Peki İsrail bunları nasıl başardı?
İsrail’in etrafındaki kısıtlamalar aslında başarısında önemli rol oynuyor. Çevresi ile savaş içinde olduğu dönemde savaş teknolojilerine yatırım yaptı - özellikle siber güvenlik. Savaş bittikten sonra ordunun bu elit okullarından çıkan ve gerçek savaş ve siber güvenlik uygulaması yapmış mezunları ise kendilerine yeni bir girişim dünyası yarattı. Ekosistemin içinden olan insanların kimine göre doğru zaman doğru yer -yani savaş sonrası boşta kalan eğitimli insanlar- en büyük sebepti ama İsrail devletinin bilim odaklı stratejisi ve sorumluluk alan yaklaşımı önemli rol oynadı. Devletin polisi “neutrality” oldu, yani kazananları seçen veya karan veren değil, pazarın taleplerine ve işaretlerine cevap veren oldu. Politikaları ve kuralları belirleyenler, pazarı sürekli inceleyip ekosistemin ihtiyaçlarını anlamaya çalıştılar ve özel sektörün yatırım yapmadığı en riskli sektörlere yatırım yaptılar.
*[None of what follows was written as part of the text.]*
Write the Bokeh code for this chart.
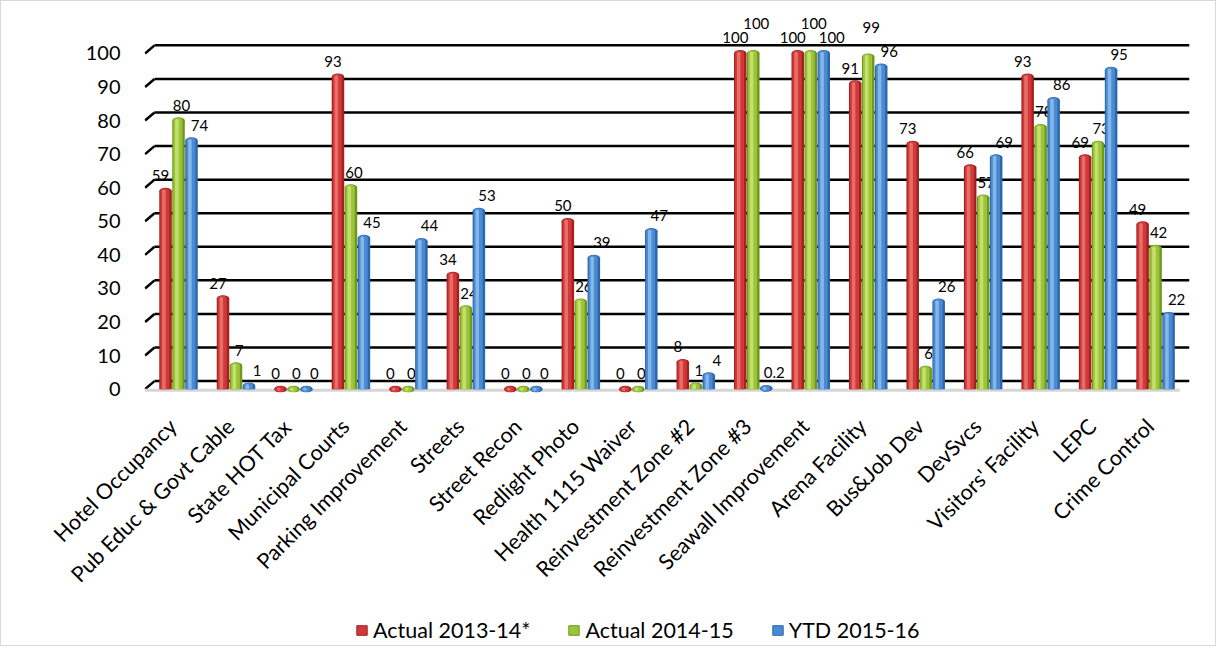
import numpy as np
from math import pi
from bokeh.plotting import figure
from bokeh.layouts import column
from bokeh.models import (Range1d, LinearAxis, FixedTicker, ColumnDataSource, Legend, LegendItem)
from bokeh.transform import dodge
from bokeh.core.properties import value
from bokeh.embed import file_html
from bokeh.resources import INLINE

# ---------------- data ----------------
categories = ["Hotel Occupancy", "Pub Educ & Govt Cable", "State HOT Tax", "Municipal Courts",
              "Parking Improvement", "Streets", "Street Recon", "Redlight Photo",
              "Health 1115 Waiver", "Reinvestment Zone #2", "Reinvestment Zone #3",
              "Seawall Improvement", "Arena Facility", "Bus&Job Dev", "DevSvcs",
              "Visitors' Facility", "LEPC", "Crime Control"]
actual_2013_14 = [59, 27, 0, 93, 0, 34, 0, 50, 0, 8, 100, 100, 91, 73, 66, 93, 69, 49]
actual_2014_15 = [80, 7, 0, 60, 0, 24, 0, 26, 0, 1, 100, 100, 99, 6, 57, 78, 73, 42]
ytd_2015_16 = [74, 1, 0, 45, 44, 53, 0, 39, 47, 4, 0.2, 100, 96, 26, 69, 86, 95, 22]
series_names = ["Actual 2013-14*", "Actual 2014-15", "YTD 2015-16"]
y_ticks = [0, 10, 20, 30, 40, 50, 60, 70, 80, 90, 100]

# ---------------- styling / layout ----------------
FONT = "Lato"
series_vals = [actual_2013_14, actual_2014_15, ytd_2015_16]
offsets = [-0.226, 0.0, 0.226]
label_dx = [-5, 3, 8]
LABEL_DY = -10
RAISED_DY = -24
palettes = [("#A3211E", "#D0383A", "#E8746C"),
            ("#6E991C", "#9CC43B", "#C8E373"),
            ("#2C68AE", "#4A8AD2", "#8CBAEA")]
BW = 0.218
X0, X1 = -0.592, 17.59
Y0, Y1 = -1.0, 111.0
BACK_DY = 2.4
X_BACK = X0 + 0.174
LABEL_SHIFT = 0.1
W = 1214
H_MAIN, H_LEG = 600, 44

# middle-series labels are lifted when a neighbour's label would sit at the same height
mid = np.array(actual_2014_15, dtype=float)
near = (np.abs(mid - np.array(actual_2013_14)) < 4) | (np.abs(mid - np.array(ytd_2015_16)) < 4)
near &= mid > 5
dy_per_series = [np.full(len(categories), LABEL_DY),
                 np.where(near, RAISED_DY, LABEL_DY),
                 np.full(len(categories), LABEL_DY)]

p = figure(width=W, height=H_MAIN, output_backend="svg", toolbar_location=None,
           x_range=Range1d(X0, X1), y_range=Range1d(Y0, Y1), x_axis_location=None,
           min_border_left=143, min_border_right=26, min_border_top=15, min_border_bottom=209)
p.outline_line_color = None
p.xgrid.visible = False
p.ygrid.visible = False
p.background_fill_color = "white"

# y axis
p.yaxis.ticker = FixedTicker(ticks=y_ticks)
p.yaxis.axis_line_color = None
p.yaxis.major_tick_line_color = None
p.yaxis.minor_tick_line_color = None
p.yaxis.major_tick_out = 0
p.yaxis.major_label_standoff = 24
p.yaxis.major_label_text_font = FONT
p.yaxis.major_label_text_font_size = "20px"
p.yaxis.major_label_text_color = "black"

# category axis (labels sit on the front floor edge, a little left of the bars)
p.extra_x_ranges = {"lab": Range1d(X0 + LABEL_SHIFT, X1 + LABEL_SHIFT)}
xa = LinearAxis(x_range_name="lab",
                ticker=FixedTicker(ticks=list(range(len(categories)))),
                major_label_overrides={i: c for i, c in enumerate(categories)})
xa.axis_line_color = None
xa.major_tick_line_color = None
xa.minor_tick_line_color = None
xa.major_tick_out = 0
xa.major_label_standoff = 30
xa.major_label_orientation = pi / 4
xa.major_label_text_font = FONT
xa.major_label_text_font_size = "21.5px"
xa.major_label_text_color = "black"
p.add_layout(xa, "below")

# back-wall gridlines with the small depth stubs at the left
n = len(y_ticks)
p.segment(x0=[X_BACK] * n, y0=[t + BACK_DY for t in y_ticks],
          x1=[X1] * n, y1=[t + BACK_DY for t in y_ticks],
          line_color="black", line_width=2.5)
p.segment(x0=[X0 + 0.01] * n, y0=y_ticks, x1=[X_BACK] * n,
          y1=[t + BACK_DY for t in y_ticks], line_color="black", line_width=2.5)
# floor front edge
p.segment(x0=[X0], y0=[-0.3], x1=[17.42], y1=[-0.3], line_color="#d6d6d6", line_width=3)

x = np.arange(len(categories))
for vals, off, (dark, base, light), lx, dys in zip(series_vals, offsets, palettes,
                                                   label_dx, dy_per_series):
    src = ColumnDataSource(dict(x=x + off, top=vals, dy=dys,
                                label=[f"{v:g}" for v in vals]))
    p.vbar(x="x", top="top", bottom=0, width=BW, source=src,
           fill_color=dark, line_color=None)
    p.ellipse(x="x", y="top", width=BW, height=2.0, source=src,
              fill_color=dark, line_color=None)
    p.vbar(x=dodge("x", -0.012, range=p.x_range), top="top", bottom=0, width=BW * 0.72,
           source=src, fill_color=base, line_color=None)
    p.ellipse(x=dodge("x", -0.012, range=p.x_range), y="top", width=BW * 0.72, height=1.7,
              source=src, fill_color=base, line_color=None)
    p.vbar(x=dodge("x", -0.028, range=p.x_range), top="top", bottom=0, width=BW * 0.28,
           source=src, fill_color=light, line_color=None, fill_alpha=0.9)
    p.ellipse(x=dodge("x", -0.028, range=p.x_range), y="top", width=BW * 0.28, height=1.0,
              source=src, fill_color=light, line_color=None, fill_alpha=0.9)
    p.text(x="x", y="top", text="label", source=src, text_align="center",
           text_baseline="bottom", x_offset=lx, y_offset="dy", text_font=value(FONT),
           text_font_size="15px", text_color="black")

# ---------------- legend strip ----------------
pl = figure(width=W, height=H_LEG, output_backend="svg", toolbar_location=None,
            x_range=Range1d(0, 1), y_range=Range1d(0, 1),
            x_axis_location=None, y_axis_location=None,
            min_border_left=0, min_border_right=0, min_border_top=0, min_border_bottom=0)
pl.outline_line_color = None
pl.xgrid.visible = False
pl.ygrid.visible = False
items = []
for (dark, base, light), name in zip(palettes, series_names):
    r = pl.vbar(x=[np.nan], top=[np.nan], width=0.1, fill_color=base,
                line_color=dark, line_width=1)
    items.append(LegendItem(label=name, renderers=[r]))
legend = Legend(items=items, orientation="horizontal", location=(211, 2),
                label_text_font=FONT, label_text_font_size="21.5px", label_text_color="black",
                glyph_width=13, glyph_height=12, label_standoff=5, spacing=37,
                padding=0, margin=0, border_line_color=None, background_fill_alpha=0)
pl.add_layout(legend, "center")

layout = column(p, pl, spacing=0, styles={"border": "1px solid #d9d9d9"})
open("out.html", "w").write(file_html(layout, INLINE))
Ekosistemin öne çıkan yönleri
Derin teknolojiye odaklanma: İsrail limitli doğal kaynaklara sahip, ancak içinde bulunduğu savaş sonrası birçok yüksek kalitede insan gücü oluştu. Bu durumu ikinci dünya savaşı sonrasında endüstriyel devrimi hızla yakalayabilen Almanya’ya benzetebiliriz. Bayer, Volkswagen ve Siemens gibi Fortune 500’deki dünya devi markalar savaş sonrası ortaya çıktı.
Tabii savaşın ortaya çıkardığı kötü koşulları nasıl değerlendirildiği önemli. Benzer örnekler Japonya, ABD ve Avrupa ülkelerinin bazıları için de geçerli. Asıl soru bu değerleri ekonomik olarak büyümek için nasıl mobilize edebileceğini bulmaktan geçiyor. İsrail’in neleri iyi yaptığına göz atalım:
Yetenek geliştirme:
1993 yılında “Magnet Programı” adıyla endüstri ve akademi ile genel ve rekabetçi olabilecek teknoloji geliştirmeleri için ortak bir konsorsiyum kurdu. Bu konsorsiyum birkaç yıllık ArGe projelerine hibe sağladı.
1991 yılında teknoloji inkübasyon programı kuruldu, her ne kadar yetenekli insan var demiş olsam da aslında gerekli yetenek için kıtlık çekiyorlardı. Bunun için o zaman Sovyetlerden başarılı girişimci olmalarını sağlamak için göçmen programı başlatıldı. Bugüne kadar bu programdan çıkan girişimcilerine 2.5 milyar yatırım yapıldı.
Yatırım mekanizmaları: 1992 yılında Venture Capital pazarına kıvılcım olması için Yozma (İbranice “girişim” anlamı taşıyor) kuruldu. İsrail şirketleri teknolojide iyiydi ancak yönetim deneyimleri ve becerileri yoktu. Yozma ile 10 girişim sermayesi kuruldu ve bunların yüzde 40’lık kısmı program tarafından geri kalanı da risk garantisi verilmesiyle çekilen yatırımcılarla sağlandı.
Telaviv’in global olarak bağlantılı hale getirilmesi: İsrail tüm dünyada inovasyon alanında bu kadar sık geçmesinin en önemli nedenlerinden biri çok iyi uygulanmış diğer ekosistemlerle entegrasyonu. Neredeyse tüm İsrailli girişimler ilk günden global pazarları hedefleyerek kuruluyor, Yüzde 69 Amerika ve İngiltere’ye “leap frog” ederek açılıyor. Oluşan başarı hikayeleri diğerlerini de sürüklüyor. Diğer taraftan da devlet diğer ülkelerden İsrail ekosistemini desteklemesi için girişimcileri çekiyor.
İsrail’den alınabilecek çok ders var. Güçlü yönlerimizi kullanmalı, globalde farklılık yaratacak derin teknolojilere odaklanmalı, yönetim deneyimi olmayan girişimlerimize hem akıl hem de para ile yardım edebilecek girişim sermayesini geliştirmeli ve global ekosisteme entegre olmalıyız.